Like other nations on the continent dealing with significant infrastructure deficits, Ruto has framed developments as the foundation of a modern nation as Kenya enters a new era of infrastructure build-out aimed at unlocking economic productivity.

Major components of these developments include a nationwide dam construction to support irrigation, water storage, and food security, high-capacity highways that link agricultural zones to markets, and expansion of Nairobi’s commuter rail and urban transit systems, and upgrades to the Port of Mombasa and the Northern Corridor.

With its Feed Kenya agenda, an agricultural growth and modernization strategy built on three pillars: irrigation-driven food production, value-added processing plants, and export diversification aims to reduce food imports, increase rural incomes, and transform agriculture from subsistence to industry.

Reliable and affordable energy is the backbone of manufacturing and the digital economy.

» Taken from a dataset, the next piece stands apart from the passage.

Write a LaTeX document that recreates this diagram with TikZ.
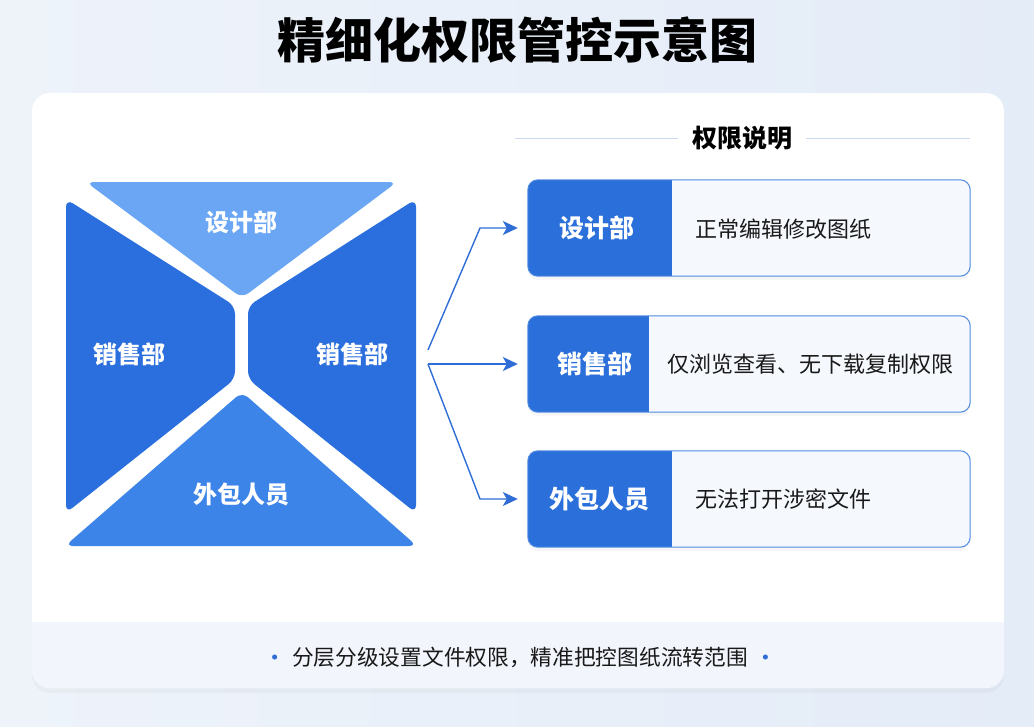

Building on its global leadership in geothermal energy, Kenya is scaling up new geothermal fields, accelerating major wind and solar projects, investing in energy storage, and deploying mini-grids to power underserved regions—creating a stronger, greener, and more resilient energy ecosystem for business growth.

To boost domestic revenue and cut long-term debt reliance, Ruto’s plan leans heavily on Public–Private Partnerships, with Kenya targeting U.S., Gulf, and European investors across manufacturing, infrastructure, technology, health systems, and agricultural value chains.

A Historic Moment for the Great Lakes—and for U.S.–Africa Engagement

President Ruto’s strategy is positioning Kenya as a global-ready African powerhouse, and his Washington visit not only underscores the country’s growing weight as a diplomatic, economic, and innovation hub, but also as a rising diplomatic clout and regional influence. As East Africa’s economic powerhouse and a trusted mediator, Nairobi has helped drive key peace efforts across the region. Its role in the Washington ceremony signals U.S. recognition of Kenya as a stabilizing force—and as a strategic partner for market access, counterterrorism, maritime security, and strengthening global supply-chain resilience.

For Kagame and Tshisekedi, the Washington Peace Agreement represents a potential turning point in a region long destabilized by armed groups, contested borders, and protracted humanitarian suffering. For the U.S., hosting the signing underscores its renewed involvement in shaping African security and economic outcomes, amid increasing global competition for influence on the continent.

For Kenya, the visit is both symbolic and strategic: a chance to consolidate its role as a continental leader while securing investment, partnerships, and political capital that will fuel its long-term development agenda.

As the leaders gather in Washington, the stakes extend far beyond the White House lawn. The decisions made this week could redefine the political and economic trajectory of the Great Lakes region—and usher in a new chapter in U.S.–Kenya relations.

Analysts say the coming years will determine whether these bold reforms translate into sustained, inclusive growth—but the momentum—and global attention—are unmistakably shifting in Kenya’s favor.